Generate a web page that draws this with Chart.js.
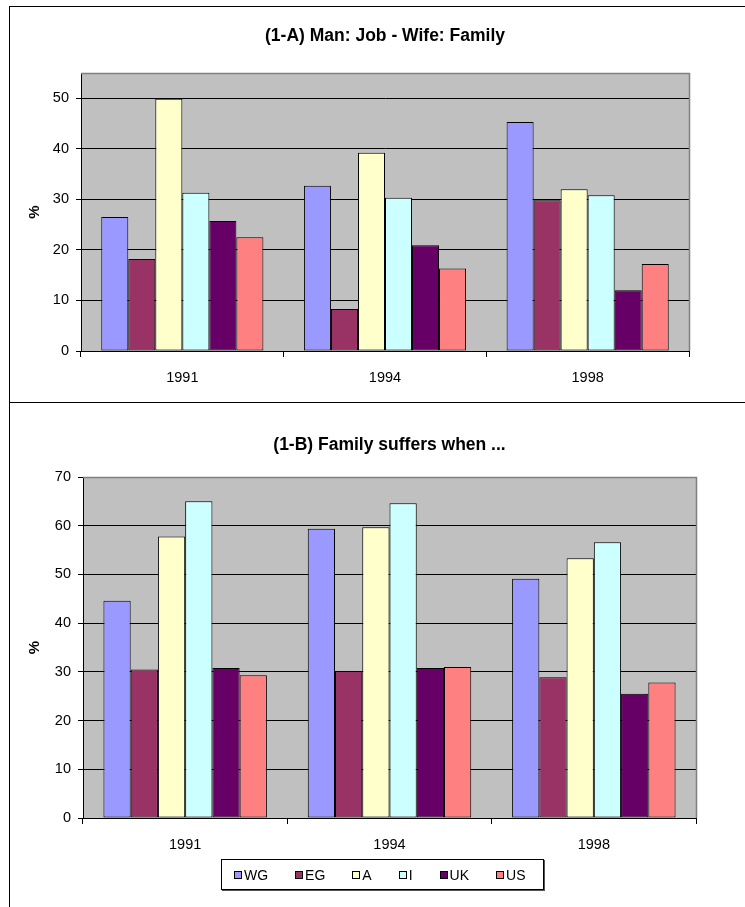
<!DOCTYPE html>
<html>
<head>
<meta charset="utf-8">
<script src="https://cdn.jsdelivr.net/npm/chart.js@4"></script>
<style>
  body { margin: 0; background: #fff; font-family: "Liberation Sans", Arial, sans-serif; }
  #page { position: relative; width: 745px; height: 907px; overflow: hidden; }
  .box { position: absolute; box-sizing: border-box; border: 1px solid #000; }
  canvas { position: absolute; left: 0; }
  #legend {
    position: absolute; left: 221px; top: 859px; width: 323px; height: 31px;
    box-sizing: border-box; border: 1px solid #000; box-shadow: 1px 1px 0 #555;
    display: flex; align-items: center; padding-left: 12px; gap: 27px;
    font-size: 14px; color: #000; background: #fff;
  }
  #legend span.item { display: flex; align-items: center; }
  #legend i { display: inline-block; width: 6px; height: 6px; border: 1px solid #000; margin-right: 2px; }
</style>
</head>
<body>
<div id="page">
  <div class="box" style="left:9px; top:6px; width:760px; height:397px;"></div>
  <div class="box" style="left:9px; top:402px; width:760px; height:600px;"></div>
  <canvas id="chartA" width="745" height="402" style="top:0"></canvas>
  <canvas id="chartB" width="745" height="505" style="top:402px"></canvas>
  <div id="legend"></div>
</div>
<script>
const years = ["1991", "1994", "1998"];
const countries = ["WG", "EG", "A", "I", "UK", "US"];

// (1-A) Man: Job - Wife: Family
const jobWG = [26.5, 32.7, 45.3];
const jobEG = [18.2, 8.3, 29.8];
const jobA = [49.9, 39.2, 32.0];
const jobI = [31.3, 30.3, 30.8];
const jobUK = [25.7, 20.9, 12.0];
const jobUS = [22.5, 16.3, 17.2];
const ticksA = [0, 10, 20, 30, 40, 50];

// (1-B) Family suffers when ...
const sufferWG = [44.6, 59.4, 49.1];
const sufferEG = [30.5, 30.2, 28.9];
const sufferA = [57.8, 59.7, 53.3];
const sufferI = [65.0, 64.6, 56.6];
const sufferUK = [30.8, 30.8, 25.5];
const sufferUS = [29.3, 31.0, 27.8];
const ticksB = [0, 10, 20, 30, 40, 50, 60, 70];

const colors = ["#9999FF", "#993366", "#FFFFCC", "#CCFFFF", "#660066", "#FF8080"];
const FONT = "'Liberation Sans', Arial, sans-serif";

const plotFrame = {
  id: "plotFrame",
  beforeDraw(chart) {
    const a = chart.chartArea, ctx = chart.ctx;
    ctx.save();
    ctx.fillStyle = "#C0C0C0";
    ctx.fillRect(a.left, a.top, a.right - a.left, a.bottom - a.top);
    ctx.restore();
  },
  afterDraw(chart) {
    const a = chart.chartArea, ctx = chart.ctx;
    ctx.save();
    ctx.strokeStyle = "#808080";
    ctx.lineWidth = 1.5;
    ctx.beginPath();
    ctx.moveTo(a.left, a.top + 0.5);
    ctx.lineTo(a.right + 0.5, a.top + 0.5);
    ctx.lineTo(a.right + 0.5, a.bottom);
    ctx.stroke();
    ctx.restore();
  }
};

function makeChart(id, title, series, yTicks, geo) {
  new Chart(document.getElementById(id), {
    type: "bar",
    data: {
      labels: years,
      datasets: series.map((vals, i) => ({
        label: countries[i],
        data: vals,
        backgroundColor: colors[i],
        borderColor: "#000",
        borderWidth: 1,
        borderSkipped: false,
        categoryPercentage: 0.8,
        barPercentage: 1.0
      }))
    },
    options: {
      responsive: false,
      animation: false,
      layout: { padding: { left: 0, right: geo.padRight, top: 0, bottom: 0 } },
      plugins: {
        legend: { display: false },
        tooltip: { enabled: false },
        title: {
          display: true,
          fullSize: false,
          text: title,
          color: "#000",
          font: { family: FONT, size: 17.5, weight: "bold", lineHeight: 1.2 },
          padding: { top: geo.titleTop, bottom: geo.titleBottom }
        }
      },
      scales: {
        x: {
          grid: { drawOnChartArea: false, drawTicks: true, tickLength: 6, color: "#000", offset: true },
          border: { color: "#000", width: 1 },
          ticks: { color: "#000", padding: 12, font: { family: FONT, size: 14.5 } },
          afterFit: (s) => { s.height = geo.xHeight; }
        },
        y: {
          min: 0,
          max: geo.max,
          afterBuildTicks: (s) => { s.ticks = yTicks.map(v => ({ value: v })); },
          grid: { color: "#000", lineWidth: 1, drawTicks: true, tickLength: 5 },
          border: { color: "#000", width: 1 },
          ticks: { color: "#000", padding: 7, font: { family: FONT, size: 14.5 } },
          title: {
            display: true,
            text: "%",
            color: "#000",
            font: { family: FONT, size: 15, weight: "bold", lineHeight: 1.2 },
            padding: { top: 26, bottom: 0 }
          },
          afterFit: (s) => { s.width = geo.yWidth; }
        }
      }
    },
    plugins: [plotFrame]
  });
}

makeChart("chartA", "(1-A) Man: Job - Wife: Family",
  [jobWG, jobEG, jobA, jobI, jobUK, jobUS], ticksA,
  { max: 55, padRight: 56, titleTop: 26, titleBottom: 26, xHeight: 51, yWidth: 81 });

makeChart("chartB", "(1-B) Family suffers when ...",
  [sufferWG, sufferEG, sufferA, sufferI, sufferUK, sufferUS], ticksB,
  { max: 70, padRight: 49, titleTop: 33, titleBottom: 21, xHeight: 89, yWidth: 83 });

const legend = document.getElementById("legend");
countries.forEach((c, i) => {
  const item = document.createElement("span");
  item.className = "item";
  const sw = document.createElement("i");
  sw.style.background = colors[i];
  item.appendChild(sw);
  item.appendChild(document.createTextNode(c));
  legend.appendChild(item);
});
</script>
</body>
</html>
___
--- TO DO ---
Restate the whole listing above exactly, except for its images.

--- WRITTEN RESPONSE ---
Generate a web page that draws this with Chart.js.
<!DOCTYPE html>
<html>
<head>
<meta charset="utf-8">
<script src="https://cdn.jsdelivr.net/npm/chart.js@4"></script>
<style>
  body { margin: 0; background: #fff; font-family: "Liberation Sans", Arial, sans-serif; }
  #page { position: relative; width: 745px; height: 907px; overflow: hidden; }
  .box { position: absolute; box-sizing: border-box; border: 1px solid #000; }
  canvas { position: absolute; left: 0; }
  #legend {
    position: absolute; left: 221px; top: 859px; width: 323px; height: 31px;
    box-sizing: border-box; border: 1px solid #000; box-shadow: 1px 1px 0 #555;
    display: flex; align-items: center; padding-left: 12px; gap: 27px;
    font-size: 14px; color: #000; background: #fff;
  }
  #legend span.item { display: flex; align-items: center; }
  #legend i { display: inline-block; width: 6px; height: 6px; border: 1px solid #000; margin-right: 2px; }
</style>
</head>
<body>
<div id="page">
  <div class="box" style="left:9px; top:6px; width:760px; height:397px;"></div>
  <div class="box" style="left:9px; top:402px; width:760px; height:600px;"></div>
  <canvas id="chartA" width="745" height="402" style="top:0"></canvas>
  <canvas id="chartB" width="745" height="505" style="top:402px"></canvas>
  <div id="legend"></div>
</div>
<script>
const years = ["1991", "1994", "1998"];
const countries = ["WG", "EG", "A", "I", "UK", "US"];

// (1-A) Man: Job - Wife: Family
const jobWG = [26.5, 32.7, 45.3];
const jobEG = [18.2, 8.3, 29.8];
const jobA = [49.9, 39.2, 32.0];
const jobI = [31.3, 30.3, 30.8];
const jobUK = [25.7, 20.9, 12.0];
const jobUS = [22.5, 16.3, 17.2];
const ticksA = [0, 10, 20, 30, 40, 50];

// (1-B) Family suffers when ...
const sufferWG = [44.6, 59.4, 49.1];
const sufferEG = [30.5, 30.2, 28.9];
const sufferA = [57.8, 59.7, 53.3];
const sufferI = [65.0, 64.6, 56.6];
const sufferUK = [30.8, 30.8, 25.5];
const sufferUS = [29.3, 31.0, 27.8];
const ticksB = [0, 10, 20, 30, 40, 50, 60, 70];

const colors = ["#9999FF", "#993366", "#FFFFCC", "#CCFFFF", "#660066", "#FF8080"];
const FONT = "'Liberation Sans', Arial, sans-serif";

const plotFrame = {
  id: "plotFrame",
  beforeDraw(chart) {
    const a = chart.chartArea, ctx = chart.ctx;
    ctx.save();
    ctx.fillStyle = "#C0C0C0";
    ctx.fillRect(a.left, a.top, a.right - a.left, a.bottom - a.top);
    ctx.restore();
  },
  afterDraw(chart) {
    const a = chart.chartArea, ctx = chart.ctx;
    ctx.save();
    ctx.strokeStyle = "#808080";
    ctx.lineWidth = 1.5;
    ctx.beginPath();
    ctx.moveTo(a.left, a.top + 0.5);
    ctx.lineTo(a.right + 0.5, a.top + 0.5);
    ctx.lineTo(a.right + 0.5, a.bottom);
    ctx.stroke();
    ctx.restore();
  }
};

function makeChart(id, title, series, yTicks, geo) {
  new Chart(document.getElementById(id), {
    type: "bar",
    data: {
      labels: years,
      datasets: series.map((vals, i) => ({
        label: countries[i],
        data: vals,
        backgroundColor: colors[i],
        borderColor: "#000",
        borderWidth: 1,
        borderSkipped: false,
        categoryPercentage: 0.8,
        barPercentage: 1.0
      }))
    },
    options: {
      responsive: false,
      animation: false,
      layout: { padding: { left: 0, right: geo.padRight, top: 0, bottom: 0 } },
      plugins: {
        legend: { display: false },
        tooltip: { enabled: false },
        title: {
          display: true,
          fullSize: false,
          text: title,
          color: "#000",
          font: { family: FONT, size: 17.5, weight: "bold", lineHeight: 1.2 },
          padding: { top: geo.titleTop, bottom: geo.titleBottom }
        }
      },
      scales: {
        x: {
          grid: { drawOnChartArea: false, drawTicks: true, tickLength: 6, color: "#000", offset: true },
          border: { color: "#000", width: 1 },
          ticks: { color: "#000", padding: 12, font: { family: FONT, size: 14.5 } },
          afterFit: (s) => { s.height = geo.xHeight; }
        },
        y: {
          min: 0,
          max: geo.max,
          afterBuildTicks: (s) => { s.ticks = yTicks.map(v => ({ value: v })); },
          grid: { color: "#000", lineWidth: 1, drawTicks: true, tickLength: 5 },
          border: { color: "#000", width: 1 },
          ticks: { color: "#000", padding: 7, font: { family: FONT, size: 14.5 } },
          title: {
            display: true,
            text: "%",
            color: "#000",
            font: { family: FONT, size: 15, weight: "bold", lineHeight: 1.2 },
            padding: { top: 26, bottom: 0 }
          },
          afterFit: (s) => { s.width = geo.yWidth; }
        }
      }
    },
    plugins: [plotFrame]
  });
}

makeChart("chartA", "(1-A) Man: Job - Wife: Family",
  [jobWG, jobEG, jobA, jobI, jobUK, jobUS], ticksA,
  { max: 55, padRight: 56, titleTop: 26, titleBottom: 26, xHeight: 51, yWidth: 81 });

makeChart("chartB", "(1-B) Family suffers when ...",
  [sufferWG, sufferEG, sufferA, sufferI, sufferUK, sufferUS], ticksB,
  { max: 70, padRight: 49, titleTop: 33, titleBottom: 21, xHeight: 89, yWidth: 83 });

const legend = document.getElementById("legend");
countries.forEach((c, i) => {
  const item = document.createElement("span");
  item.className = "item";
  const sw = document.createElement("i");
  sw.style.background = colors[i];
  item.appendChild(sw);
  item.appendChild(document.createTextNode(c));
  legend.appendChild(item);
});
</script>
</body>
</html>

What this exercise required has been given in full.